Let L be the Block type Lie algebra over C with basis{Lα,i|(α,i)∈Z×Z} and Lie bracket [Lα,i,Lβ,j]=(β(i+1)-α(j+1))Lα+β,i+j. In this article, we are going to give a classification of all quasi-finite representations of the universal central extension algebra of L. We will also find the related conformal algebra of L and give a classification of its free intermediate series modules.We will first use some known results to find the universal central extension algebra of L. Then we shall give a classification of the quasi-finite representations for this cen-tral extension algebra. Similar algebras, like the W1+∞algebra, have been studied by many authors under different suppositions. The problem with this type algebras lies in that although they admit natural Z-gradings, each grade is still an infinite dimensional space. The modules of these algebras are usually very large in nature, which makes it hard to classify or study in detail. Therefore, we are about to discuss a class of modules with a certain finite properties, that is, the quasi-finite modules.
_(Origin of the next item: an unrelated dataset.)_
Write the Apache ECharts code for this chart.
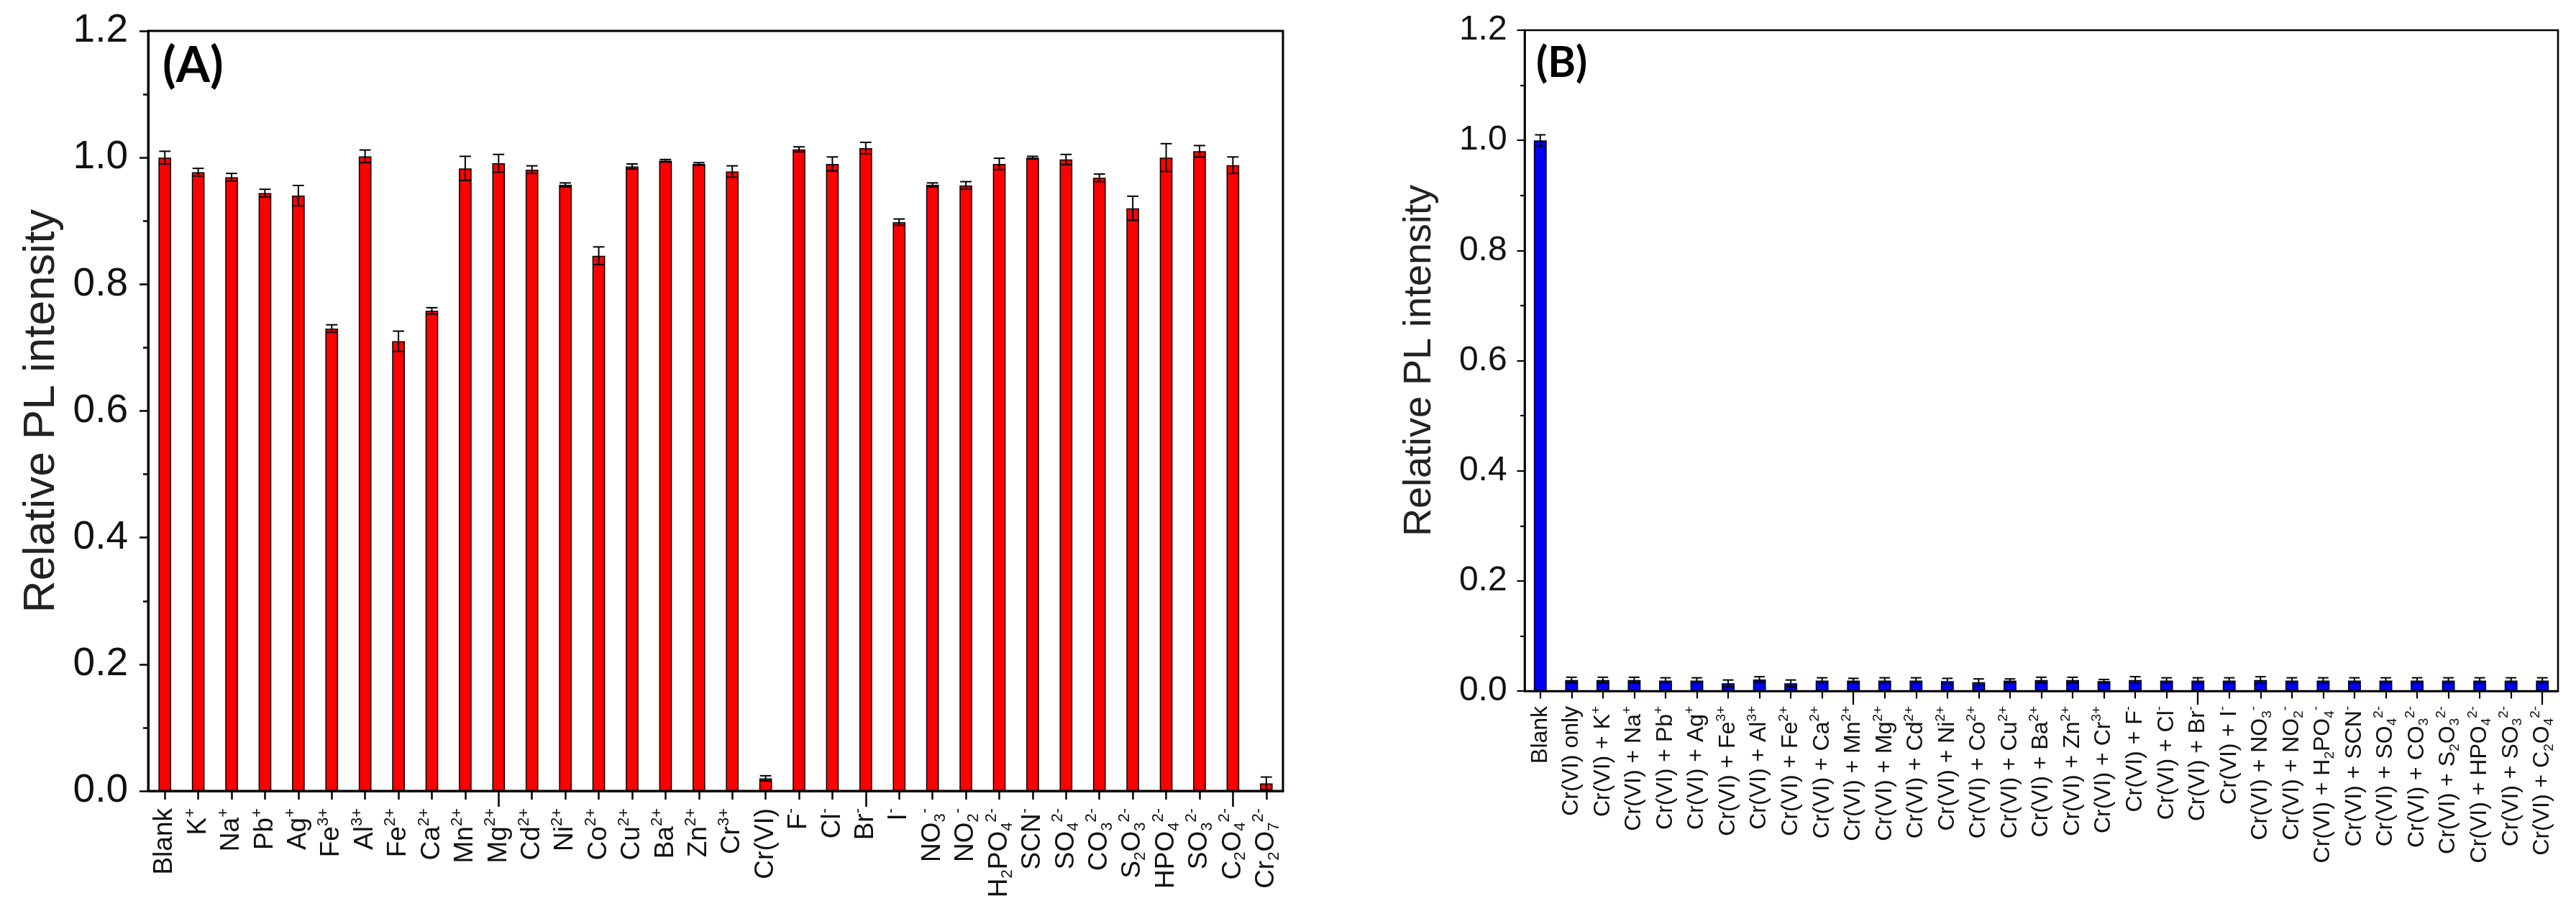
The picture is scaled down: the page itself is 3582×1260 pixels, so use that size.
<!DOCTYPE html>
<html>
<head>
<meta charset="utf-8">
<script src="https://cdn.jsdelivr.net/npm/echarts@6/dist/echarts.min.js"></script>
<style>html,body{margin:0;padding:0;background:#fff}#c{width:3582px;height:1260px}</style>
</head>
<body>
<div id="c"></div>
<script>
// ---------- Data ----------
const categoriesA = ['Blank','K{sp|+}','Na{sp|+}','Pb{sp|+}','Ag{sp|+}','Fe{sp|3+}','Al{sp|3+}','Fe{sp|2+}','Ca{sp|2+}','Mn{sp|2+}','Mg{sp|2+}','Cd{sp|2+}','Ni{sp|2+}','Co{sp|2+}','Cu{sp|2+}','Ba{sp|2+}','Zn{sp|2+}','Cr{sp|3+}','Cr(VI)','F{sp|-}','Cl{sp|-}','Br{sp|-}','I{sp|-}','NO{sb|3}{sp|-}','NO{sb|2}{sp|-}','H{sb|2}PO{sb|4}{sp|2-}','SCN{sp|-}','SO{sb|4}{sp|2-}','CO{sb|3}{sp|2-}','S{sb|2}O{sb|3}{sp|2-}','HPO{sb|4}{sp|2-}','SO{sb|3}{sp|2-}','C{sb|2}O{sb|4}{sp|2-}','Cr{sb|2}O{sb|7}{sp|2-}'];
const valuesA = [1.000,0.977,0.969,0.944,0.940,0.730,1.002,0.710,0.758,0.983,0.991,0.981,0.957,0.845,0.986,0.995,0.990,0.978,0.020,1.013,0.990,1.015,0.898,0.957,0.956,0.990,1.000,0.997,0.968,0.920,1.000,1.010,0.988,0.012];
const errorsA = [0.010,0.006,0.006,0.006,0.016,0.006,0.010,0.016,0.005,0.019,0.014,0.006,0.003,0.014,0.004,0.002,0.002,0.009,0.004,0.004,0.011,0.009,0.005,0.003,0.006,0.009,0.002,0.008,0.006,0.019,0.022,0.009,0.013,0.010];

const categoriesB = ['Blank','Cr(VI) only','Cr(VI) + K{sp|+}','Cr(VI) + Na{sp|+}','Cr(VI) + Pb{sp|+}','Cr(VI) + Ag{sp|+}','Cr(VI) + Fe{sp|3+}','Cr(VI) + Al{sp|3+}','Cr(VI) + Fe{sp|2+}','Cr(VI) + Ca{sp|2+}','Cr(VI) + Mn{sp|2+}','Cr(VI) + Mg{sp|2+}','Cr(VI) + Cd{sp|2+}','Cr(VI) + Ni{sp|2+}','Cr(VI) + Co{sp|2+}','Cr(VI) + Cu{sp|2+}','Cr(VI) + Ba{sp|2+}','Cr(VI) + Zn{sp|2+}','Cr(VI) + Cr{sp|3+}','Cr(VI) + F{sp|-}','Cr(VI) + Cl{sp|-}','Cr(VI) + Br{sp|-}','Cr(VI) + I{sp|-}','Cr(VI) + NO{sb|3}{sp|-}','Cr(VI) + NO{sb|2}{sp|-}','Cr(VI) + H{sb|2}PO{sb|4}{sp|-}','Cr(VI) + SCN{sp|-}','Cr(VI) + SO{sb|4}{sp|2-}','Cr(VI) + CO{sb|3}{sp|2-}','Cr(VI) + S{sb|2}O{sb|3}{sp|2-}','Cr(VI) + HPO{sb|4}{sp|2-}','Cr(VI) + SO{sb|3}{sp|2-}','Cr(VI) + C{sb|2}O{sb|4}{sp|2-}'];
const valuesB = [1.000,0.020,0.020,0.020,0.019,0.019,0.014,0.021,0.014,0.019,0.019,0.019,0.019,0.018,0.016,0.019,0.020,0.020,0.018,0.020,0.019,0.019,0.019,0.020,0.019,0.019,0.019,0.019,0.019,0.019,0.019,0.019,0.019];
const errorsB = [0.010,0.005,0.005,0.005,0.005,0.005,0.006,0.005,0.006,0.005,0.004,0.005,0.005,0.005,0.006,0.003,0.005,0.005,0.003,0.006,0.005,0.005,0.005,0.006,0.005,0.005,0.005,0.005,0.005,0.005,0.005,0.005,0.005];

const yTicks = [0.0, 0.2, 0.4, 0.6, 0.8, 1.0, 1.2];

// ---------- Chart ----------
const FONT = 'Liberation Sans';
const chart = echarts.init(document.getElementById('c'), null, {renderer: 'canvas'});

// s = scale of styling for each panel (panel B is drawn a bit smaller)
function richFor(s) {
  const f = Math.round(22 * s);
  return {
    sp: {fontSize: f, lineHeight: f, verticalAlign: 'top', fontFamily: FONT, color: '#111'},
    sb: {fontSize: f, lineHeight: f, verticalAlign: 'bottom', fontFamily: FONT, color: '#111'}
  };
}

function xAxes(cats, gridIndex, s) {
  return [{
    type: 'category', gridIndex, data: cats, position: 'bottom',
    axisLine: {show: true, lineStyle: {color: '#000', width: 3 * s}},
    axisTick: {show: true, alignWithLabel: true, inside: false, length: 12 * s, lineStyle: {color: '#000', width: 2.5 * s}},
    axisLabel: {show: true, interval: 0, rotate: 90, fontSize: Math.round(37 * s), lineHeight: Math.round(44 * s),
                fontFamily: FONT, color: '#111', margin: 24 * s, rich: richFor(s)},
    splitLine: {show: false}
  }, {
    type: 'category', gridIndex, data: cats, position: 'bottom',
    axisLine: {show: false},
    axisTick: {show: true, alignWithLabel: true, length: 22 * s, interval: (i) => i % 11 === 10, lineStyle: {color: '#000', width: 2.5 * s}},
    axisLabel: {show: false},
    splitLine: {show: false}
  }];
}

function yAxis(gridIndex, s, gap) {
  return {
    type: 'value', gridIndex, min: yTicks[0], max: yTicks[yTicks.length - 1], interval: 0.2,
    name: 'Relative PL intensity', nameLocation: 'middle', nameGap: gap,
    nameTextStyle: {fontSize: Math.round(62 * s), fontFamily: FONT, color: '#222'},
    axisLine: {show: true, lineStyle: {color: '#000', width: 3 * s}},
    axisTick: {show: true, inside: false, length: 12 * s, lineStyle: {color: '#000', width: 2.5 * s}},
    minorTick: {show: true, splitNumber: 2, length: 7 * s, lineStyle: {color: '#000', width: 2.5 * s}},
    axisLabel: {fontSize: Math.round(55 * s), fontFamily: FONT, color: '#111', margin: 28 * s, formatter: v => v.toFixed(1)},
    splitLine: {show: false}
  };
}

function errRender(params, api) {
  const x = api.value(0), v = api.value(1), e = api.value(2);
  const top = api.coord([x, v + e]);
  const bot = api.coord([x, v - e]);
  const half = api.size([1, 0])[0] * 0.17;
  const st = {stroke: '#000', lineWidth: 2};
  return {type: 'group', children: [
    {type: 'line', shape: {x1: top[0], y1: top[1], x2: bot[0], y2: bot[1]}, style: st},
    {type: 'line', shape: {x1: top[0] - half, y1: top[1], x2: top[0] + half, y2: top[1]}, style: st},
    {type: 'line', shape: {x1: bot[0] - half, y1: bot[1], x2: bot[0] + half, y2: bot[1]}, style: st}
  ]};
}

const SB = 0.87;
const option = {
  backgroundColor: '#fff',
  animation: false,
  textStyle: {fontFamily: FONT},
  title: [
    {text: '(A)', left: 226, top: 58, padding: 0, textStyle: {fontSize: 68, fontWeight: 'bold', fontFamily: 'Lato', color: '#000'}},
    {text: '(B)', left: 2136, top: 58, padding: 0, textStyle: {fontSize: 59, fontWeight: 'bold', fontFamily: 'Lato', color: '#000'}}
  ],
  grid: [
    {left: 206, right: 3582 - 1784, top: 43, bottom: 1260 - 1100, show: true, borderColor: '#000', borderWidth: 3,
     containLabel: false, outerBoundsMode: 'none'},
    {left: 2120, right: 3582 - 3557, top: 42, bottom: 1260 - 961, show: true, borderColor: '#000', borderWidth: 2.6,
     containLabel: false, outerBoundsMode: 'none'}
  ],
  xAxis: [...xAxes(categoriesA, 0, 1), ...xAxes(categoriesB, 1, SB)],
  yAxis: [yAxis(0, 1, 117), yAxis(1, SB, 119)],
  series: [
    {type: 'bar', xAxisIndex: 0, yAxisIndex: 0, data: valuesA, barWidth: '38%',
     itemStyle: {color: '#ff0000', borderColor: '#000', borderWidth: 1.5}},
    {type: 'custom', xAxisIndex: 0, yAxisIndex: 0, renderItem: errRender, z: 5,
     data: valuesA.map((v, i) => [i, v, errorsA[i]])},
    {type: 'bar', xAxisIndex: 2, yAxisIndex: 1, data: valuesB, barWidth: '41%',
     itemStyle: {color: '#0000ff', borderColor: '#000', borderWidth: 1.5}},
    {type: 'custom', xAxisIndex: 2, yAxisIndex: 1, renderItem: errRender, z: 5,
     data: valuesB.map((v, i) => [i, v, errorsB[i]])}
  ]
};
chart.setOption(option);
</script>
</body>
</html>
However, for the Lie algebra L discussed in this paper, we are going to face an extra difficulty:Each grade here has even more basis elements than those algebras we discussed before. A typical realization via the polynomials is no longer possible. We need to base the realization of L on Laurent polynomials. In our work, first we shall give a rough classification of the quasi-finite modules, then we shall prove part of them are trivial, and finally we shall classify the rest of the modules in detail, which in turn will give us a thorough classification of our object.On the other hand, from L, we are able to construct a related Lie conformal al-gebra B using the method of formal distribution Lie algebras. Note that this is an example of infinite dimensional Lie conformal algebras, which are not well studied yet. In this article, we are mainly interested in classifying the free intermediate series modules of B. The classified result turns out to be quite an analogue to that of the Virasoro algebra. The classification is obtained via calculation. First we analyze the structure coefficients related to bases, then we build up a PDE to get a general form of these coefficients, finally we shall use this form to discuss the detail of the coefficients, fix them and finish the classification.